* **Aim of the task**: Reproduce the listing that follows with no differences at all.

--- begin Source excerpt ---

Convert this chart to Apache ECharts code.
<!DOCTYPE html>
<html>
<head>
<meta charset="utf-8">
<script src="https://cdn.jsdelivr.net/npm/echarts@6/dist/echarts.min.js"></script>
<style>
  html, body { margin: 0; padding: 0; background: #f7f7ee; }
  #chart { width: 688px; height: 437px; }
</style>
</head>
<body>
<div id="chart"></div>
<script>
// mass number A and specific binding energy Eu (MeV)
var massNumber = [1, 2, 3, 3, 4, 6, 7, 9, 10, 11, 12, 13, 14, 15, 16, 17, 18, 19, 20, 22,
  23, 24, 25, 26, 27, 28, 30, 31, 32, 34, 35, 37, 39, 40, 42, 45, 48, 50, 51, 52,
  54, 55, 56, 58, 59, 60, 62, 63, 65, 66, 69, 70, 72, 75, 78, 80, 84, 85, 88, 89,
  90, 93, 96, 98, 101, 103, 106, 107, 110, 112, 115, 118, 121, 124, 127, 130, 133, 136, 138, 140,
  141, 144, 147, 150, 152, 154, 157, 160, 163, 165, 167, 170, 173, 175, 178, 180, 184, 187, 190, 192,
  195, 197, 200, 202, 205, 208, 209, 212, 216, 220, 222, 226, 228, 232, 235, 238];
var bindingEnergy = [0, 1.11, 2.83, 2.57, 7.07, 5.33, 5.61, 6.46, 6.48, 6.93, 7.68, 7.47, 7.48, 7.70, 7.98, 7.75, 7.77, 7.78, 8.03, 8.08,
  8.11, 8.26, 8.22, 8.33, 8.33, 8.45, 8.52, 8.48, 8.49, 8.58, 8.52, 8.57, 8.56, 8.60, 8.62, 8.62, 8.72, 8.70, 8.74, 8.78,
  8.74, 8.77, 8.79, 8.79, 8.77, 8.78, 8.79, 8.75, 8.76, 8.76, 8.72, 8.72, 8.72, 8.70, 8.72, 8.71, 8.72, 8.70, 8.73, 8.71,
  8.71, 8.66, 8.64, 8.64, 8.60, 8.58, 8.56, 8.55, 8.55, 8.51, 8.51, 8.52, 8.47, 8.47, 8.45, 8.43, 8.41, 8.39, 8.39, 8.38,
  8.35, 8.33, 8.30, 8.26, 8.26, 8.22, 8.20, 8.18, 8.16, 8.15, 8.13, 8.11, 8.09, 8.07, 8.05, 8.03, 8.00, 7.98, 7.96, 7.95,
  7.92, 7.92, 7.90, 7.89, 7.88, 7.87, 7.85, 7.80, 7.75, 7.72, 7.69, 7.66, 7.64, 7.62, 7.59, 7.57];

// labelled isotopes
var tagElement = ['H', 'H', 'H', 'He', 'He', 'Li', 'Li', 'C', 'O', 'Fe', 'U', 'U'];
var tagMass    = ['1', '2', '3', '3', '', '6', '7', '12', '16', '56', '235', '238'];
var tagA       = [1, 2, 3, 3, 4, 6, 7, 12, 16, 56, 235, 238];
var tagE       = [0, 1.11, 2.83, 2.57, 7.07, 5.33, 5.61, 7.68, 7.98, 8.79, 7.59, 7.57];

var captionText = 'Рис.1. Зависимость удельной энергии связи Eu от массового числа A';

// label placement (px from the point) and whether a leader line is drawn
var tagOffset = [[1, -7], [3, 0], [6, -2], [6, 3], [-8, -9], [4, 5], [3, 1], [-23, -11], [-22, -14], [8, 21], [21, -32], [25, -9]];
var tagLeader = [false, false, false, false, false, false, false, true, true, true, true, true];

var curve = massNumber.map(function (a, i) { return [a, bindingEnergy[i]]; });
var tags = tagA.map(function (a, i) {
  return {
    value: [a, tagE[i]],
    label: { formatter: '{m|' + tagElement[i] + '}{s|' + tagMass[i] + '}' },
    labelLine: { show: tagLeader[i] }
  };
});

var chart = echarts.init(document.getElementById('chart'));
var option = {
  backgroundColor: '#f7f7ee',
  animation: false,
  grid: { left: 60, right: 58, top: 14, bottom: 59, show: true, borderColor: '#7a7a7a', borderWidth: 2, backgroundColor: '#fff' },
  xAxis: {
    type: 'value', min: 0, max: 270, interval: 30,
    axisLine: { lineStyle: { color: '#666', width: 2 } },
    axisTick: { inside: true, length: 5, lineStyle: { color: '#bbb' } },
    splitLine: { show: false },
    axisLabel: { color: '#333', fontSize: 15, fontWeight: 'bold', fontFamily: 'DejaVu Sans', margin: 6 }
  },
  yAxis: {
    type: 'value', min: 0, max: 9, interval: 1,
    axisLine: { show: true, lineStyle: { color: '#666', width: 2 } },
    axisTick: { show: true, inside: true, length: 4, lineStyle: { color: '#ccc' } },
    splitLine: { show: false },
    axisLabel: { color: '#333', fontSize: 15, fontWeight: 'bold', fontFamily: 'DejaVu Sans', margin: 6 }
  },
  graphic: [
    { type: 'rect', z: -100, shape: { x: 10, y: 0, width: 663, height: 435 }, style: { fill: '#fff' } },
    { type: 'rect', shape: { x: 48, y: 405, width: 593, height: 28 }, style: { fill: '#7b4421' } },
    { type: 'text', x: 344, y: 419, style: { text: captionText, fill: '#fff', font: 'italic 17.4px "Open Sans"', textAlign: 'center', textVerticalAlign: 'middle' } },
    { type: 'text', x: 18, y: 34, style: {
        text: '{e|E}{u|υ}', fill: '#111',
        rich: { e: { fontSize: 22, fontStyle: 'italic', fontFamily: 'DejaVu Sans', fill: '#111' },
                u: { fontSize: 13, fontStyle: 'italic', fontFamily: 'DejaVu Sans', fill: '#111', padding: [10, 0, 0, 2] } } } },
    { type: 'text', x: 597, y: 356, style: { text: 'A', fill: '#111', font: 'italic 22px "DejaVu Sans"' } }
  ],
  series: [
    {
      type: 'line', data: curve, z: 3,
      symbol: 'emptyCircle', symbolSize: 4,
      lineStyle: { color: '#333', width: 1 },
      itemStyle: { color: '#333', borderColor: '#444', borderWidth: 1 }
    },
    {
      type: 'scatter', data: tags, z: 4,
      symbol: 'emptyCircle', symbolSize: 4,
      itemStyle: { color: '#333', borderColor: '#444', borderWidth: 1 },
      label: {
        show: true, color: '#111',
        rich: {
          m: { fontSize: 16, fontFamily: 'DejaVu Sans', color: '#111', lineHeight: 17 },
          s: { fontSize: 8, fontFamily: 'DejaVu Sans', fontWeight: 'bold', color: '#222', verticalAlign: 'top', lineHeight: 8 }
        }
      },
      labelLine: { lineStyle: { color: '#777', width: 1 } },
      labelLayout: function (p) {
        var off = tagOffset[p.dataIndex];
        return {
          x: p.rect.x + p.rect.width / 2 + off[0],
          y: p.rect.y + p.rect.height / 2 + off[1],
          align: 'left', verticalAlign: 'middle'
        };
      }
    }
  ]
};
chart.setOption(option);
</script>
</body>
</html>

--- end Source excerpt ---

* **Exercise answer**:
Convert this chart to Apache ECharts code.
<!DOCTYPE html>
<html>
<head>
<meta charset="utf-8">
<script src="https://cdn.jsdelivr.net/npm/echarts@6/dist/echarts.min.js"></script>
<style>
  html, body { margin: 0; padding: 0; background: #f7f7ee; }
  #chart { width: 688px; height: 437px; }
</style>
</head>
<body>
<div id="chart"></div>
<script>
// mass number A and specific binding energy Eu (MeV)
var massNumber = [1, 2, 3, 3, 4, 6, 7, 9, 10, 11, 12, 13, 14, 15, 16, 17, 18, 19, 20, 22,
  23, 24, 25, 26, 27, 28, 30, 31, 32, 34, 35, 37, 39, 40, 42, 45, 48, 50, 51, 52,
  54, 55, 56, 58, 59, 60, 62, 63, 65, 66, 69, 70, 72, 75, 78, 80, 84, 85, 88, 89,
  90, 93, 96, 98, 101, 103, 106, 107, 110, 112, 115, 118, 121, 124, 127, 130, 133, 136, 138, 140,
  141, 144, 147, 150, 152, 154, 157, 160, 163, 165, 167, 170, 173, 175, 178, 180, 184, 187, 190, 192,
  195, 197, 200, 202, 205, 208, 209, 212, 216, 220, 222, 226, 228, 232, 235, 238];
var bindingEnergy = [0, 1.11, 2.83, 2.57, 7.07, 5.33, 5.61, 6.46, 6.48, 6.93, 7.68, 7.47, 7.48, 7.70, 7.98, 7.75, 7.77, 7.78, 8.03, 8.08,
  8.11, 8.26, 8.22, 8.33, 8.33, 8.45, 8.52, 8.48, 8.49, 8.58, 8.52, 8.57, 8.56, 8.60, 8.62, 8.62, 8.72, 8.70, 8.74, 8.78,
  8.74, 8.77, 8.79, 8.79, 8.77, 8.78, 8.79, 8.75, 8.76, 8.76, 8.72, 8.72, 8.72, 8.70, 8.72, 8.71, 8.72, 8.70, 8.73, 8.71,
  8.71, 8.66, 8.64, 8.64, 8.60, 8.58, 8.56, 8.55, 8.55, 8.51, 8.51, 8.52, 8.47, 8.47, 8.45, 8.43, 8.41, 8.39, 8.39, 8.38,
  8.35, 8.33, 8.30, 8.26, 8.26, 8.22, 8.20, 8.18, 8.16, 8.15, 8.13, 8.11, 8.09, 8.07, 8.05, 8.03, 8.00, 7.98, 7.96, 7.95,
  7.92, 7.92, 7.90, 7.89, 7.88, 7.87, 7.85, 7.80, 7.75, 7.72, 7.69, 7.66, 7.64, 7.62, 7.59, 7.57];

// labelled isotopes
var tagElement = ['H', 'H', 'H', 'He', 'He', 'Li', 'Li', 'C', 'O', 'Fe', 'U', 'U'];
var tagMass    = ['1', '2', '3', '3', '', '6', '7', '12', '16', '56', '235', '238'];
var tagA       = [1, 2, 3, 3, 4, 6, 7, 12, 16, 56, 235, 238];
var tagE       = [0, 1.11, 2.83, 2.57, 7.07, 5.33, 5.61, 7.68, 7.98, 8.79, 7.59, 7.57];

var captionText = 'Рис.1. Зависимость удельной энергии связи Eu от массового числа A';

// label placement (px from the point) and whether a leader line is drawn
var tagOffset = [[1, -7], [3, 0], [6, -2], [6, 3], [-8, -9], [4, 5], [3, 1], [-23, -11], [-22, -14], [8, 21], [21, -32], [25, -9]];
var tagLeader = [false, false, false, false, false, false, false, true, true, true, true, true];

var curve = massNumber.map(function (a, i) { return [a, bindingEnergy[i]]; });
var tags = tagA.map(function (a, i) {
  return {
    value: [a, tagE[i]],
    label: { formatter: '{m|' + tagElement[i] + '}{s|' + tagMass[i] + '}' },
    labelLine: { show: tagLeader[i] }
  };
});

var chart = echarts.init(document.getElementById('chart'));
var option = {
  backgroundColor: '#f7f7ee',
  animation: false,
  grid: { left: 60, right: 58, top: 14, bottom: 59, show: true, borderColor: '#7a7a7a', borderWidth: 2, backgroundColor: '#fff' },
  xAxis: {
    type: 'value', min: 0, max: 270, interval: 30,
    axisLine: { lineStyle: { color: '#666', width: 2 } },
    axisTick: { inside: true, length: 5, lineStyle: { color: '#bbb' } },
    splitLine: { show: false },
    axisLabel: { color: '#333', fontSize: 15, fontWeight: 'bold', fontFamily: 'DejaVu Sans', margin: 6 }
  },
  yAxis: {
    type: 'value', min: 0, max: 9, interval: 1,
    axisLine: { show: true, lineStyle: { color: '#666', width: 2 } },
    axisTick: { show: true, inside: true, length: 4, lineStyle: { color: '#ccc' } },
    splitLine: { show: false },
    axisLabel: { color: '#333', fontSize: 15, fontWeight: 'bold', fontFamily: 'DejaVu Sans', margin: 6 }
  },
  graphic: [
    { type: 'rect', z: -100, shape: { x: 10, y: 0, width: 663, height: 435 }, style: { fill: '#fff' } },
    { type: 'rect', shape: { x: 48, y: 405, width: 593, height: 28 }, style: { fill: '#7b4421' } },
    { type: 'text', x: 344, y: 419, style: { text: captionText, fill: '#fff', font: 'italic 17.4px "Open Sans"', textAlign: 'center', textVerticalAlign: 'middle' } },
    { type: 'text', x: 18, y: 34, style: {
        text: '{e|E}{u|υ}', fill: '#111',
        rich: { e: { fontSize: 22, fontStyle: 'italic', fontFamily: 'DejaVu Sans', fill: '#111' },
                u: { fontSize: 13, fontStyle: 'italic', fontFamily: 'DejaVu Sans', fill: '#111', padding: [10, 0, 0, 2] } } } },
    { type: 'text', x: 597, y: 356, style: { text: 'A', fill: '#111', font: 'italic 22px "DejaVu Sans"' } }
  ],
  series: [
    {
      type: 'line', data: curve, z: 3,
      symbol: 'emptyCircle', symbolSize: 4,
      lineStyle: { color: '#333', width: 1 },
      itemStyle: { color: '#333', borderColor: '#444', borderWidth: 1 }
    },
    {
      type: 'scatter', data: tags, z: 4,
      symbol: 'emptyCircle', symbolSize: 4,
      itemStyle: { color: '#333', borderColor: '#444', borderWidth: 1 },
      label: {
        show: true, color: '#111',
        rich: {
          m: { fontSize: 16, fontFamily: 'DejaVu Sans', color: '#111', lineHeight: 17 },
          s: { fontSize: 8, fontFamily: 'DejaVu Sans', fontWeight: 'bold', color: '#222', verticalAlign: 'top', lineHeight: 8 }
        }
      },
      labelLine: { lineStyle: { color: '#777', width: 1 } },
      labelLayout: function (p) {
        var off = tagOffset[p.dataIndex];
        return {
          x: p.rect.x + p.rect.width / 2 + off[0],
          y: p.rect.y + p.rect.height / 2 + off[1],
          align: 'left', verticalAlign: 'middle'
        };
      }
    }
  ]
};
chart.setOption(option);
</script>
</body>
</html>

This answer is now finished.